Record extracts:
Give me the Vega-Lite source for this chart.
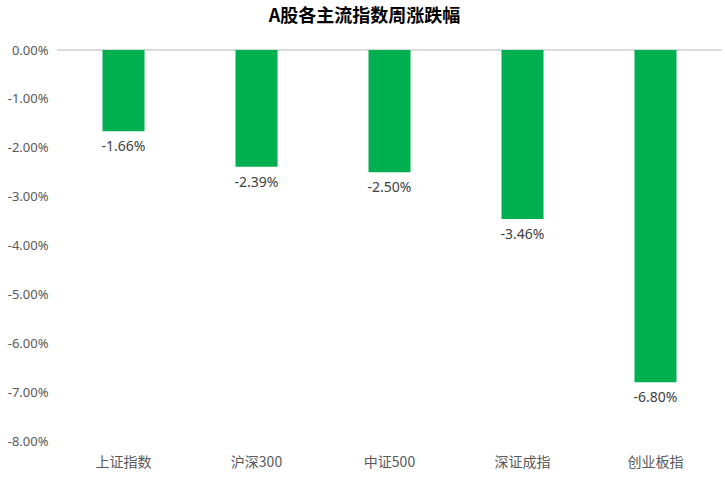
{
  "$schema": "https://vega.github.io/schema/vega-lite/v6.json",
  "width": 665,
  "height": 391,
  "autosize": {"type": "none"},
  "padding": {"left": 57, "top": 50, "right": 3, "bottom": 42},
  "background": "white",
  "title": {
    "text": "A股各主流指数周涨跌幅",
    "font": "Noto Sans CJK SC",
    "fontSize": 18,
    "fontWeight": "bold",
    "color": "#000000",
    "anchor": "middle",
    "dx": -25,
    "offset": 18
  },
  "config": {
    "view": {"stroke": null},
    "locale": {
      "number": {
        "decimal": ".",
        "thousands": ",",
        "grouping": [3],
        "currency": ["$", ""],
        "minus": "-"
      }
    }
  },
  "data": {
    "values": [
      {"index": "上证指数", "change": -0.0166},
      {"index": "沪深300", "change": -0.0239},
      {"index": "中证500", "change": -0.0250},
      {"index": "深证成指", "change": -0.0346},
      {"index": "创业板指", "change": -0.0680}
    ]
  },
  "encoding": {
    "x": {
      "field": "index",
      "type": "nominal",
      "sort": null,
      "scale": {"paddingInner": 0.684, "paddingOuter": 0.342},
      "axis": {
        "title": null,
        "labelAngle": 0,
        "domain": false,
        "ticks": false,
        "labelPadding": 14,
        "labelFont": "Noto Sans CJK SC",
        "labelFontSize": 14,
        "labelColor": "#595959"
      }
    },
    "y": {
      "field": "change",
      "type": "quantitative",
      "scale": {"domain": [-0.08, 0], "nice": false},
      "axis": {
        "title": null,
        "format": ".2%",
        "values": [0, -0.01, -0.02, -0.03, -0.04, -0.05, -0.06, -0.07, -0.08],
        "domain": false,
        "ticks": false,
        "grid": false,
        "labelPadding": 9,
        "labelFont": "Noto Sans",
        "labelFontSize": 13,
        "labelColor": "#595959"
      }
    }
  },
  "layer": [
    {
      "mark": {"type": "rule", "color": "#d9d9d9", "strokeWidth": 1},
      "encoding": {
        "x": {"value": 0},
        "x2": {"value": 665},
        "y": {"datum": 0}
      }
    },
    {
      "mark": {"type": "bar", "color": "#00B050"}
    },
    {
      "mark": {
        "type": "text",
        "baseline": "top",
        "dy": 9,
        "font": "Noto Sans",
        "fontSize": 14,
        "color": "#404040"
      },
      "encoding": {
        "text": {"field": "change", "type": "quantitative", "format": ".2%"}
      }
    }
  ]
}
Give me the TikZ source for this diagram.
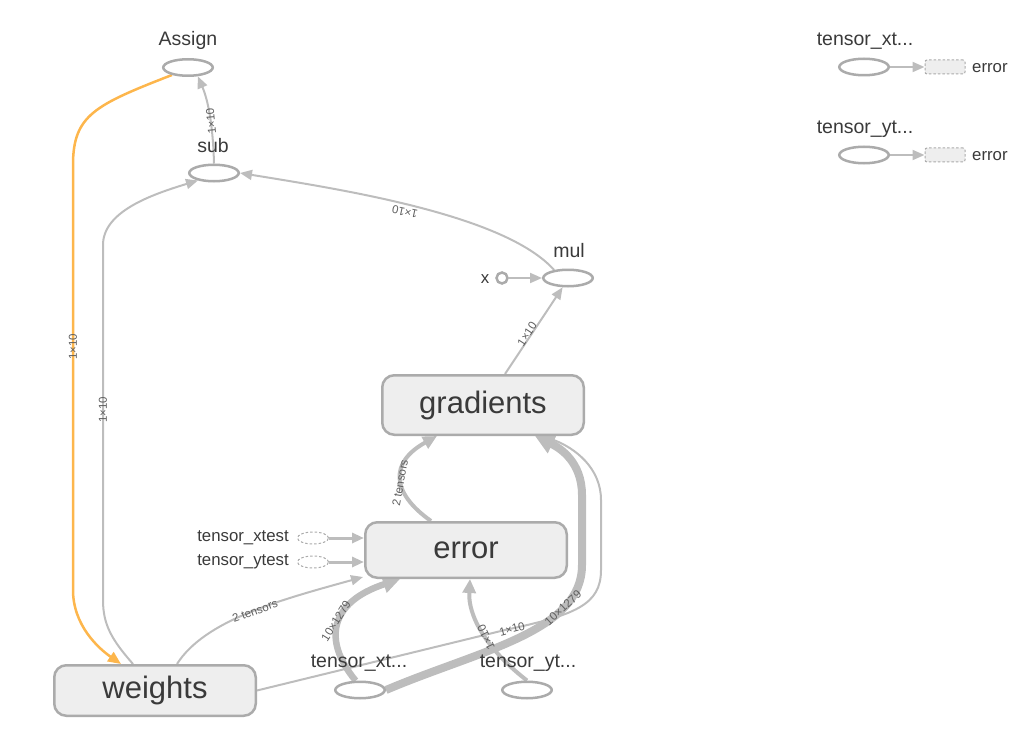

Given problem: Quote every line word for word and keep the images out of the copy.

Answer to the exercise:
Give me the Vega-Lite source for this chart.
{
  "$schema": "https://vega.github.io/schema/vega-lite/v6.json",
  "width": 665,
  "height": 391,
  "autosize": {"type": "none"},
  "padding": {"left": 57, "top": 50, "right": 3, "bottom": 42},
  "background": "white",
  "title": {
    "text": "A股各主流指数周涨跌幅",
    "font": "Noto Sans CJK SC",
    "fontSize": 18,
    "fontWeight": "bold",
    "color": "#000000",
    "anchor": "middle",
    "dx": -25,
    "offset": 18
  },
  "config": {
    "view": {"stroke": null},
    "locale": {
      "number": {
        "decimal": ".",
        "thousands": ",",
        "grouping": [3],
        "currency": ["$", ""],
        "minus": "-"
      }
    }
  },
  "data": {
    "values": [
      {"index": "上证指数", "change": -0.0166},
      {"index": "沪深300", "change": -0.0239},
      {"index": "中证500", "change": -0.0250},
      {"index": "深证成指", "change": -0.0346},
      {"index": "创业板指", "change": -0.0680}
    ]
  },
  "encoding": {
    "x": {
      "field": "index",
      "type": "nominal",
      "sort": null,
      "scale": {"paddingInner": 0.684, "paddingOuter": 0.342},
      "axis": {
        "title": null,
        "labelAngle": 0,
        "domain": false,
        "ticks": false,
        "labelPadding": 14,
        "labelFont": "Noto Sans CJK SC",
        "labelFontSize": 14,
        "labelColor": "#595959"
      }
    },
    "y": {
      "field": "change",
      "type": "quantitative",
      "scale": {"domain": [-0.08, 0], "nice": false},
      "axis": {
        "title": null,
        "format": ".2%",
        "values": [0, -0.01, -0.02, -0.03, -0.04, -0.05, -0.06, -0.07, -0.08],
        "domain": false,
        "ticks": false,
        "grid": false,
        "labelPadding": 9,
        "labelFont": "Noto Sans",
        "labelFontSize": 13,
        "labelColor": "#595959"
      }
    }
  },
  "layer": [
    {
      "mark": {"type": "rule", "color": "#d9d9d9", "strokeWidth": 1},
      "encoding": {
        "x": {"value": 0},
        "x2": {"value": 665},
        "y": {"datum": 0}
      }
    },
    {
      "mark": {"type": "bar", "color": "#00B050"}
    },
    {
      "mark": {
        "type": "text",
        "baseline": "top",
        "dy": 9,
        "font": "Noto Sans",
        "fontSize": 14,
        "color": "#404040"
      },
      "encoding": {
        "text": {"field": "change", "type": "quantitative", "format": ".2%"}
      }
    }
  ]
}
Give me the TikZ source for this diagram.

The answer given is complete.